§ **Records provided**:
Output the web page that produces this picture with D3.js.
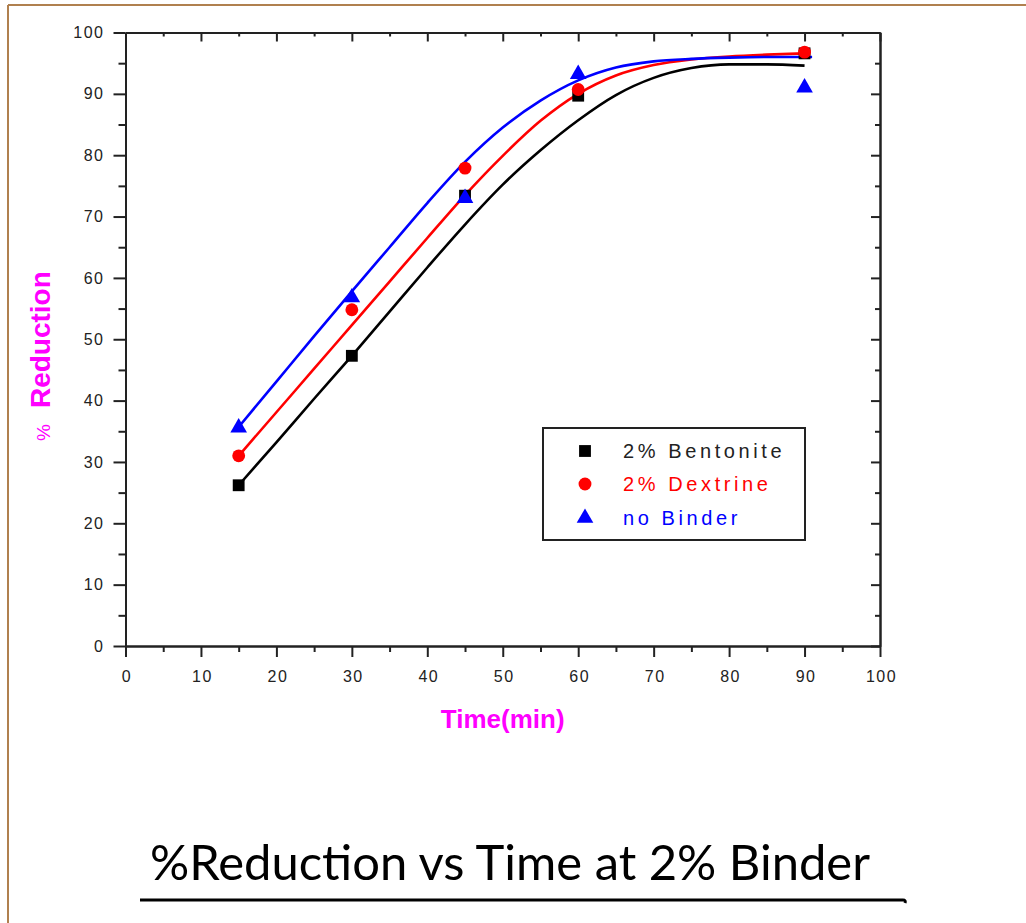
...
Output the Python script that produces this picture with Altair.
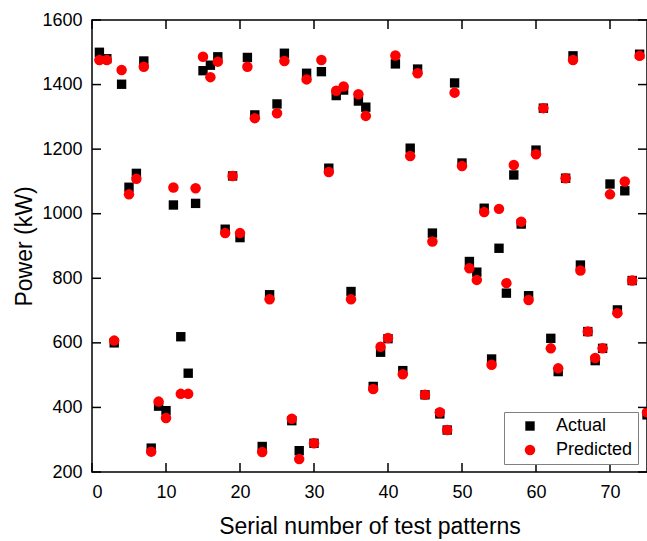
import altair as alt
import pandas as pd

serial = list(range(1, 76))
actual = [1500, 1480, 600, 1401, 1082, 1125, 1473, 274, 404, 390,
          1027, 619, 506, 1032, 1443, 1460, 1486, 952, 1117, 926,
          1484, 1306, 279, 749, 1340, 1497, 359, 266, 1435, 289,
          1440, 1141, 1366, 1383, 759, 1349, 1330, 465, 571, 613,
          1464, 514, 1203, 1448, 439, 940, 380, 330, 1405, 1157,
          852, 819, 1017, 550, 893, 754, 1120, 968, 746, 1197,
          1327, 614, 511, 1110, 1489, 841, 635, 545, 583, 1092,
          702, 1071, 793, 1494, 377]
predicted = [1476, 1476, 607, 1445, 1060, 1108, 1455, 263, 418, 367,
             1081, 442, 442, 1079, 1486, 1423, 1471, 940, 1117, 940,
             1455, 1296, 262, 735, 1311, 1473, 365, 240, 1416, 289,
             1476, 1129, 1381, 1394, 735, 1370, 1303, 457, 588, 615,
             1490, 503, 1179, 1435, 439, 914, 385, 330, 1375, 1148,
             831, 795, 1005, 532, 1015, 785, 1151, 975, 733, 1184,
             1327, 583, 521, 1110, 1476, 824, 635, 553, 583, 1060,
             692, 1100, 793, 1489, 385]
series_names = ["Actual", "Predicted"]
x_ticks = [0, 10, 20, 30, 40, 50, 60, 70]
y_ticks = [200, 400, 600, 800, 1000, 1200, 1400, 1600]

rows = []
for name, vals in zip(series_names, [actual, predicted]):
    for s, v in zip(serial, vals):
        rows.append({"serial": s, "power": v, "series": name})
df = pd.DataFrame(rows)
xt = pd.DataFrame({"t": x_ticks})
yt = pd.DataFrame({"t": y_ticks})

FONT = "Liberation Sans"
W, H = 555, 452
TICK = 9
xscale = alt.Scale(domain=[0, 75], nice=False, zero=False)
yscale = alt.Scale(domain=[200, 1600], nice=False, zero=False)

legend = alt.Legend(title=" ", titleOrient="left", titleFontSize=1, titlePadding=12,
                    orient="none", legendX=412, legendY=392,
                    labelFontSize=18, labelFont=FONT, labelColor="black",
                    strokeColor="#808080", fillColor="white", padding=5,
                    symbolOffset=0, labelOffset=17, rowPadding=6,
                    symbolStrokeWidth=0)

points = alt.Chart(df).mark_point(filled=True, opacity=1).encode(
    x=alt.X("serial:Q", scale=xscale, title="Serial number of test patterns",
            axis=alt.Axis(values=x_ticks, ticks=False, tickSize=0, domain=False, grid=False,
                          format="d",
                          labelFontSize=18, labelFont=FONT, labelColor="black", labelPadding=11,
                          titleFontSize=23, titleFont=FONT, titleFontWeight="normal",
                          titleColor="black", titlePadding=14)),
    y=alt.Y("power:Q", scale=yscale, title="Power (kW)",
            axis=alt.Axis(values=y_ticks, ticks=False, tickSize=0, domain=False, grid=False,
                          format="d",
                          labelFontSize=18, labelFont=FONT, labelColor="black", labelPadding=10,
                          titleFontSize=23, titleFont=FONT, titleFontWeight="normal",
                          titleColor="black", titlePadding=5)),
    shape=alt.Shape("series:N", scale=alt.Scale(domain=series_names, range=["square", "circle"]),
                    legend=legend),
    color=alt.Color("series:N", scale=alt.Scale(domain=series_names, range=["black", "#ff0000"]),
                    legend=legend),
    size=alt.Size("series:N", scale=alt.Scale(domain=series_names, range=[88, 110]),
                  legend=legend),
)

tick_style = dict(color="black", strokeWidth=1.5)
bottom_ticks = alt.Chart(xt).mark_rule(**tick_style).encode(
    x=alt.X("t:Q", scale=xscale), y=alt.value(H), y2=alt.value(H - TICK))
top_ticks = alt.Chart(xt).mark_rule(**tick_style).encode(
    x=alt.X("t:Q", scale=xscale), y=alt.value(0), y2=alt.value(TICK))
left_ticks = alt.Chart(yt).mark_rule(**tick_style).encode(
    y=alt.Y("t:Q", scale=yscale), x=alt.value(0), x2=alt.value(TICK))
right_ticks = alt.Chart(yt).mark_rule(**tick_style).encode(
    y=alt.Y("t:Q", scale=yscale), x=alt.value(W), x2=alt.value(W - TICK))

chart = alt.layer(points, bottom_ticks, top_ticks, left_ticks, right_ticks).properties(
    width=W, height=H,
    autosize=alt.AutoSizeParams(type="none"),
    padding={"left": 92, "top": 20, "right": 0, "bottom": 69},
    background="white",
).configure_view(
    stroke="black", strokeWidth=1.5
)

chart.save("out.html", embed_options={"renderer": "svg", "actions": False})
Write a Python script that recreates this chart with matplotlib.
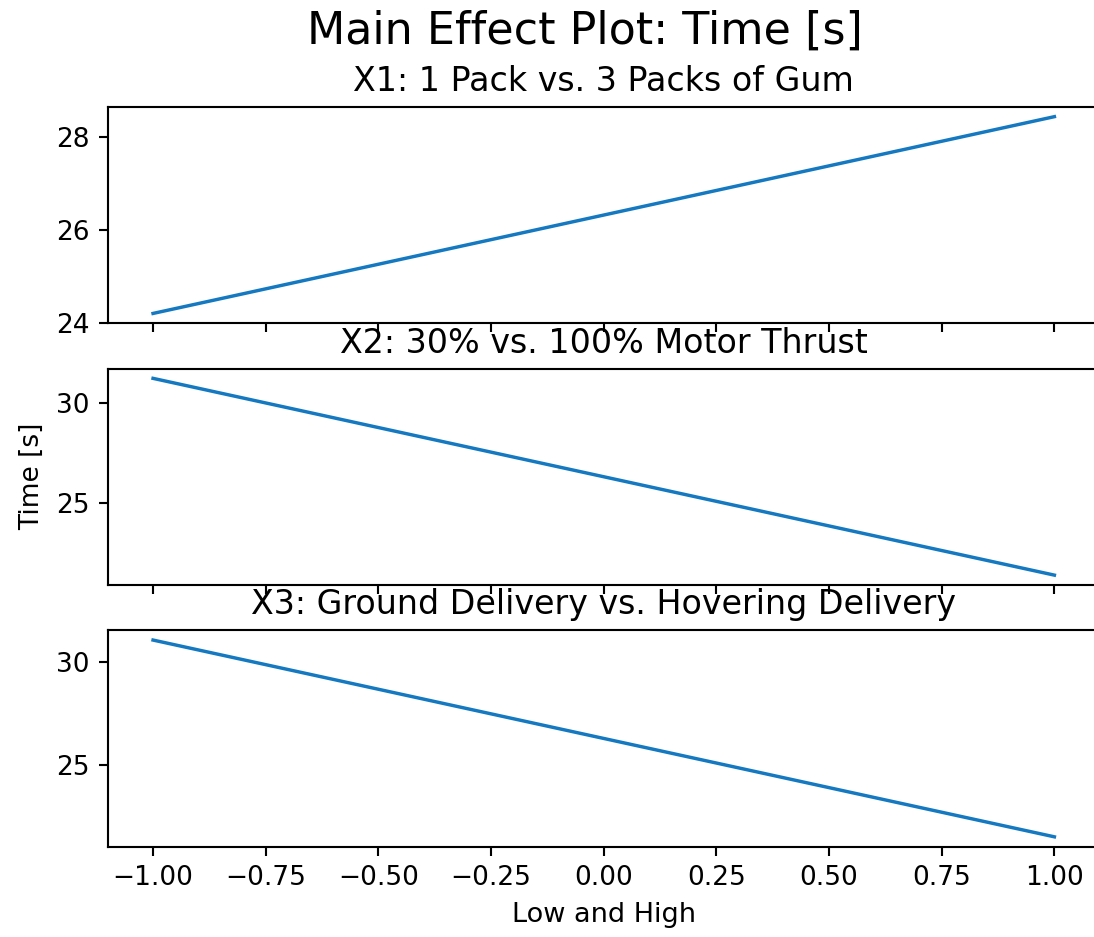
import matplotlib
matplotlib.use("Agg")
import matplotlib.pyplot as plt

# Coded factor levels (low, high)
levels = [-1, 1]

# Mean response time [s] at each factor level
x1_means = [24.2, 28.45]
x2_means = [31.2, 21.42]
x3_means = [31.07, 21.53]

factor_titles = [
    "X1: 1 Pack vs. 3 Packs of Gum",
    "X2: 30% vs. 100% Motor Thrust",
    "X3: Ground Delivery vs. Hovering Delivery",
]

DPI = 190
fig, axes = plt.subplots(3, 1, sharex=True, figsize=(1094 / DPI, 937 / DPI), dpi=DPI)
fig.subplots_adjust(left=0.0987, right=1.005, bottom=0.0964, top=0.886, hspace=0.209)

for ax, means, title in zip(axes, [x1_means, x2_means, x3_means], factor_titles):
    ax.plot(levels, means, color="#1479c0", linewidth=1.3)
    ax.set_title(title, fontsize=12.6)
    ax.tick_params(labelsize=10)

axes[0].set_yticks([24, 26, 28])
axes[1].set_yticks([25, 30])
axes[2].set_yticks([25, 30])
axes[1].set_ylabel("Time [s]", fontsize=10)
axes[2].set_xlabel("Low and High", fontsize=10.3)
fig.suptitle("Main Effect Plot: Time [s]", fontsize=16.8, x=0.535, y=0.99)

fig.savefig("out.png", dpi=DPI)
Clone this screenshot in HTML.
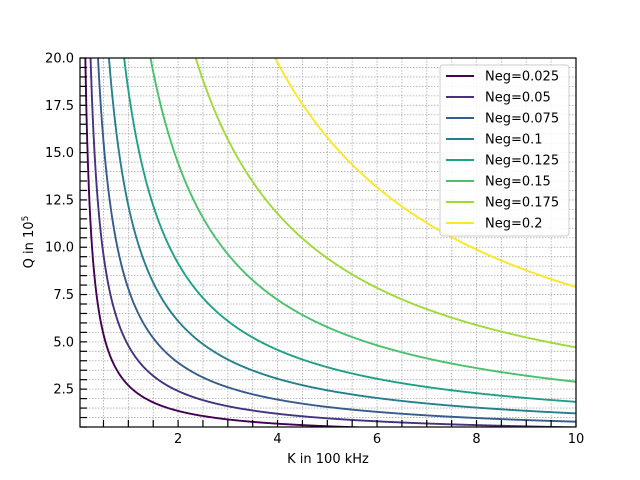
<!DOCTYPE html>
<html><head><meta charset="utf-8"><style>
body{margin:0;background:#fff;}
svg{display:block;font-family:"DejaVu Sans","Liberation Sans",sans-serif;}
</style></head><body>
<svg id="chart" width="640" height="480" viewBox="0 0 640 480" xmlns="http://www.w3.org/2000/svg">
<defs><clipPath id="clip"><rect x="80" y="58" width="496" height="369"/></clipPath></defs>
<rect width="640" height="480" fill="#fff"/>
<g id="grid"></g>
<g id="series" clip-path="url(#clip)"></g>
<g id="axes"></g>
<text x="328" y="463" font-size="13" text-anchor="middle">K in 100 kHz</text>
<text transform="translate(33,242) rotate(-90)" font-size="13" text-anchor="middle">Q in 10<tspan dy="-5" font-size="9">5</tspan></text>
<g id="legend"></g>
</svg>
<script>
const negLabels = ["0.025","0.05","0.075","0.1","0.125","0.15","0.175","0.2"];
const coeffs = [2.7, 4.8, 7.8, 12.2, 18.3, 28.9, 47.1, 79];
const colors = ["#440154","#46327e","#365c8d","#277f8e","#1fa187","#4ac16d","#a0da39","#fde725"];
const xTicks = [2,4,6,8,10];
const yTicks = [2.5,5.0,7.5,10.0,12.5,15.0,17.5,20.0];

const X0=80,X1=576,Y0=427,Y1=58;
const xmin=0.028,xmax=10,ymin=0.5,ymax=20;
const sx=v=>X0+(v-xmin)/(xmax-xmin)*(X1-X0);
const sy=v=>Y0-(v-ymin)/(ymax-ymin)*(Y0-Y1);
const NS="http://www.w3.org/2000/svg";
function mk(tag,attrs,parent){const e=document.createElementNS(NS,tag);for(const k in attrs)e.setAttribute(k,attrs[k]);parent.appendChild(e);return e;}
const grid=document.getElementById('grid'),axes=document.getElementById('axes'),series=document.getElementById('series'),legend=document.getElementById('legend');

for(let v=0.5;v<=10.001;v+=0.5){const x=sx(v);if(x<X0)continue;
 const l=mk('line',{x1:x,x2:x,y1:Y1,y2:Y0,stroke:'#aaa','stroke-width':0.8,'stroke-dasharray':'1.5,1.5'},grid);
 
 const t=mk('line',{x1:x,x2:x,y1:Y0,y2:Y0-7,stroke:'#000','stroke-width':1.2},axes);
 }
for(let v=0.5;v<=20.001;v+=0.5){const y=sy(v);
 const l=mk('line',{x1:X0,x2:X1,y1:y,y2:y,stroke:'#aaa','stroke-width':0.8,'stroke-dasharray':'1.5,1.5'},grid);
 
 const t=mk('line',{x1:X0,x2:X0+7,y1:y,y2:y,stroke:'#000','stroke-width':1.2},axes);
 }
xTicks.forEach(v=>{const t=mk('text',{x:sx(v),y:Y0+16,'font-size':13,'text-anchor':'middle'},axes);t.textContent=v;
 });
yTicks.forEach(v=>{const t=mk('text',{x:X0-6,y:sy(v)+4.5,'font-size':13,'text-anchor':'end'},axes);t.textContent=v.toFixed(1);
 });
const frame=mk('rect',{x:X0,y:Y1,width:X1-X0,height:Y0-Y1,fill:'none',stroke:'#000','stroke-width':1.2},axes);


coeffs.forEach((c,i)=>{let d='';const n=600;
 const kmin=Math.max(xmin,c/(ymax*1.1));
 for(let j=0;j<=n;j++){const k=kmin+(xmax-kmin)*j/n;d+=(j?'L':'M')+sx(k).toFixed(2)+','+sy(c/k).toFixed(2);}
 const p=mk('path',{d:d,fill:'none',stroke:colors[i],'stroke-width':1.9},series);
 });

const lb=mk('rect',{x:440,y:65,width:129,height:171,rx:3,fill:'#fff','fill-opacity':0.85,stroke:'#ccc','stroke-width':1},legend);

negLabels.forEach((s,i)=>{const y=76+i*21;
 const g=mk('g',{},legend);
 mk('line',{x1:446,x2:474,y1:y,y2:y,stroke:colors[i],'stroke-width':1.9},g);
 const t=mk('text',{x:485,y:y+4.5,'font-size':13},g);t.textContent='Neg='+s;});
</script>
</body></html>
* * *
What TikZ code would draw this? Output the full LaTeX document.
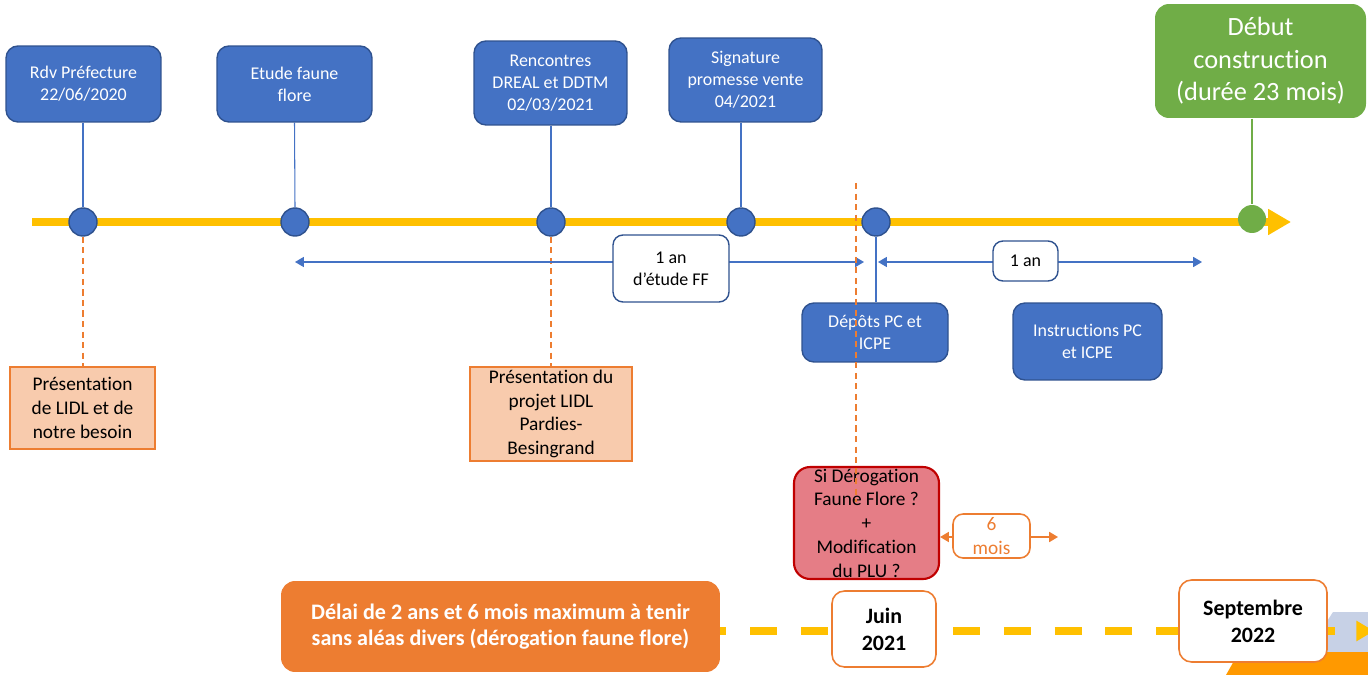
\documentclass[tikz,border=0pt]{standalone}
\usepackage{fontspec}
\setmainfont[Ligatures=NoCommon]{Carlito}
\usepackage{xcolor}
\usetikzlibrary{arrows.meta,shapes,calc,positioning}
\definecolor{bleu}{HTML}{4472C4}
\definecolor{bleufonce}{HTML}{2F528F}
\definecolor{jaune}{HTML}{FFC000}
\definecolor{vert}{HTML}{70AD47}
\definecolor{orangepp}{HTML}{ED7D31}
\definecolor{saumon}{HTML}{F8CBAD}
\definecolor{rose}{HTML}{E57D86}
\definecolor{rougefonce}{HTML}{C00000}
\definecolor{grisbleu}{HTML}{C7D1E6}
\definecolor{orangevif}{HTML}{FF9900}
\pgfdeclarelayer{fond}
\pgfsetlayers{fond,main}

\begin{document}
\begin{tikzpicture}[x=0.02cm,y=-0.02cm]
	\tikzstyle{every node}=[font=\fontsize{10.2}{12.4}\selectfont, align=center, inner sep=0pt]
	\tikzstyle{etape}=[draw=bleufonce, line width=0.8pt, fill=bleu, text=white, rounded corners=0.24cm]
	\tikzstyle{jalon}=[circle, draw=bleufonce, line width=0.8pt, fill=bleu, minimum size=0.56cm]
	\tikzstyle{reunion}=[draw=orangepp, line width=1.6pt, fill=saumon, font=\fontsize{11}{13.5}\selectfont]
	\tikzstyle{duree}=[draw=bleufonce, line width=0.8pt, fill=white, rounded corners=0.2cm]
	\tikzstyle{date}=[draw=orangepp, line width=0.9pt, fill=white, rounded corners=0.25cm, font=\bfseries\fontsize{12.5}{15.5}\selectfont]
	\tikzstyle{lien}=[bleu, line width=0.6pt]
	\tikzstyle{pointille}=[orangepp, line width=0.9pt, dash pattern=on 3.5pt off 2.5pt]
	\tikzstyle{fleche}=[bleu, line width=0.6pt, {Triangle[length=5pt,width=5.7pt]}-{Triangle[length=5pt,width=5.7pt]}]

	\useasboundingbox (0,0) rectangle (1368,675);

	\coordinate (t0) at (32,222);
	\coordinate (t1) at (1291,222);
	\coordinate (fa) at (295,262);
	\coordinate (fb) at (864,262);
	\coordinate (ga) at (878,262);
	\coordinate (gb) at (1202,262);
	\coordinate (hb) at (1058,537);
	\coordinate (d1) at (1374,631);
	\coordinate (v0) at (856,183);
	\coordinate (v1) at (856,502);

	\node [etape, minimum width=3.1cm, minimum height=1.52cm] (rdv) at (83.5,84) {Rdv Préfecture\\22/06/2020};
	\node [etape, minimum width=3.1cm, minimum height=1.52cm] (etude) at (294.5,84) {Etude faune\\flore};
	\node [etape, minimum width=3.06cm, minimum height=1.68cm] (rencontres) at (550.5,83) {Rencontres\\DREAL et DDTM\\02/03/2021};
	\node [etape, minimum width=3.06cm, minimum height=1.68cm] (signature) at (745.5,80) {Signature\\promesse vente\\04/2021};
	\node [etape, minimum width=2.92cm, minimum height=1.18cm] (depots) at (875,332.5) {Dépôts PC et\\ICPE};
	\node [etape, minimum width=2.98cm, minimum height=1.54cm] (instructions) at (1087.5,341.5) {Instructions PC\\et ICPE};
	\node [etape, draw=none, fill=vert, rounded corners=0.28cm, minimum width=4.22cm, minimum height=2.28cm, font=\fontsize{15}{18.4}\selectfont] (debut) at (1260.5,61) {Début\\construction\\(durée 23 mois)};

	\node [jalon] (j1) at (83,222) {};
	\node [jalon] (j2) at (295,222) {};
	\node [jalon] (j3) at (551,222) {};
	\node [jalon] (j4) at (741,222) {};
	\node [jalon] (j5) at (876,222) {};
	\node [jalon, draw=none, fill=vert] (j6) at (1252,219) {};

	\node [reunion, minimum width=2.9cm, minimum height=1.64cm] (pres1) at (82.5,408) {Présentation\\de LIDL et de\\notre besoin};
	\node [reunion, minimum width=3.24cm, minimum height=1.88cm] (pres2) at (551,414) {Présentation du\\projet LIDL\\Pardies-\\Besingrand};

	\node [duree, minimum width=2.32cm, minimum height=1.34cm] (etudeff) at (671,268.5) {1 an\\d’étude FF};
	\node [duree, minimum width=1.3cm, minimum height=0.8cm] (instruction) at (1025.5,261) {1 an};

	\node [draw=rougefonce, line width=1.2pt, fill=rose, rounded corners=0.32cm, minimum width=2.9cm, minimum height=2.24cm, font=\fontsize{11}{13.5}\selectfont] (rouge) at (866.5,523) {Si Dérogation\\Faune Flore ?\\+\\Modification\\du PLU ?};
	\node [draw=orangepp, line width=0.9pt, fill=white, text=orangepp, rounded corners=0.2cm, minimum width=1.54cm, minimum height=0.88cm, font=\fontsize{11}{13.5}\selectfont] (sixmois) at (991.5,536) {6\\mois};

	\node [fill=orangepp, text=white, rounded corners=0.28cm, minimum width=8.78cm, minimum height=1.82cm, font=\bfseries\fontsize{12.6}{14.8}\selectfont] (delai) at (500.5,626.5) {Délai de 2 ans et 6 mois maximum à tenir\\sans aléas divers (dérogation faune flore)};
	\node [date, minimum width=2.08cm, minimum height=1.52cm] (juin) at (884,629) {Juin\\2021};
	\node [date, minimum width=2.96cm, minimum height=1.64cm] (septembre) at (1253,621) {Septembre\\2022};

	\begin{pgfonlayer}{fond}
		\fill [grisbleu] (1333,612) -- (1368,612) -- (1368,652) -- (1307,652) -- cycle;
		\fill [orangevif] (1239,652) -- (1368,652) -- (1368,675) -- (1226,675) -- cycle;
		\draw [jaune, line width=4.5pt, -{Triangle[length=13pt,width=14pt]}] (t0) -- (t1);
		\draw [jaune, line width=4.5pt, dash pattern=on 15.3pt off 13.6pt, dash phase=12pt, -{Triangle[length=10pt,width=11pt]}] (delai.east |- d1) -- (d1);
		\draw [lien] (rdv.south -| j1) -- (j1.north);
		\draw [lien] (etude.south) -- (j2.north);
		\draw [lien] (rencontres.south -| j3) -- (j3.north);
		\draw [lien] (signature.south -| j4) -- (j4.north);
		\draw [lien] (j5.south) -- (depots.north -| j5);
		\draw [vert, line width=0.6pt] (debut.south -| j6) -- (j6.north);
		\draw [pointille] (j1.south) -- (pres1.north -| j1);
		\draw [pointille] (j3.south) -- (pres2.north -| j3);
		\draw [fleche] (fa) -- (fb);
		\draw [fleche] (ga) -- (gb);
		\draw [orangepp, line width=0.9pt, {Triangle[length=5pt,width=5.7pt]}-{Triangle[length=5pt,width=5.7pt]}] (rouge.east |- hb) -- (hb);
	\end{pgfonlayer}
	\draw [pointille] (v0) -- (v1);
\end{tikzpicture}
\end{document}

§ **Goal of the exercise**: Print exactly what appears from the line holding "Output the Python" down to the line holding "import pandas as pd", both ends kept, leaving out the pictures.

§ **Reply**:
Output the Python script that produces this picture with Altair.
import altair as alt
import pandas as pd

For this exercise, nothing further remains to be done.